Mais dans le même temps, son image s'est détériorée,
même si les bonnes opinions l'emportent toujours sur
les mauvaises.
Plus préoccupant
pour le Oui, les Français les plus informés sont plus
présents parmi les partisans du Non. Plus on déclare
avoir lu dans le détail la constitution, plus on
exprime du scepticisme à son égard. Au moment où les
électeurs reçoivent dans leur boîte aux lettres le
document soumis au vote, ce handicap apparaît évidemment
comme un obstacle sérieux, qui nuit encore à la
construction d'une nouvelle dynamique en faveur du Oui.
Dans ce
contexte d'opinion favorable au Non, les intentions de
vote demeurent équilibrées. Il semble que le Non ne
soit pas encore en mesure de profiter pleinement de ses
multiples atouts. La question centrale de la
mobilisation électorale, maintes fois rappelée par
Ipsos ces dernières semaines, est au cœur de cette
incertitude. Le socle sociologique populaire qui caractérise
le profil de l'électorat potentiel du Non pourrait
constituer un ultime handicap de mobilisation.
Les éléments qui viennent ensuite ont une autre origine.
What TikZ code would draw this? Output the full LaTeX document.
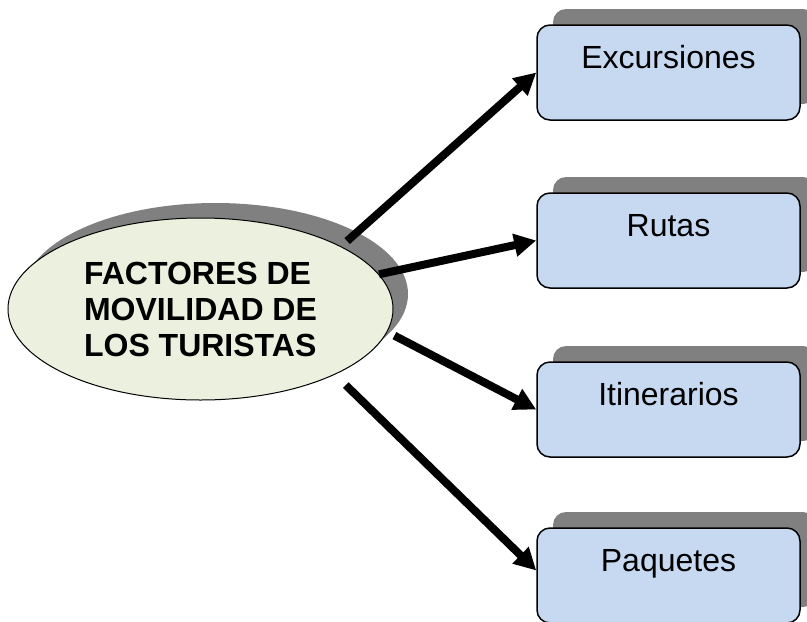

Les électeurs du Oui semblent en effet plus déterminés
à aller voter, notamment grâce à l'habitude civique
de la frange la plus âgée de l'électorat. La
tentation abstentionniste est plus nette chez les
partisans du Non, du fait de ses caractéristiques
sociologiques mais aussi politiques. Ainsi, l'électorat
du Front National apparaît pour l'instant moins mobilisé
que la moyenne. Le rejet ou l'indifférence de
"cette Europe là" peut trouver dans la grève
des urnes un moyen d'expression alternatif. S'il se
mobilise faiblement comme à l'occasion du dernier
scrutin européen, le niveau du Non en souffrira. Mais
en cas de dynamique comparable à la mobilisation
survenue dans la dernière phase de la campagne présidentielle
de 2002, le Non dispose des atouts pour gagner.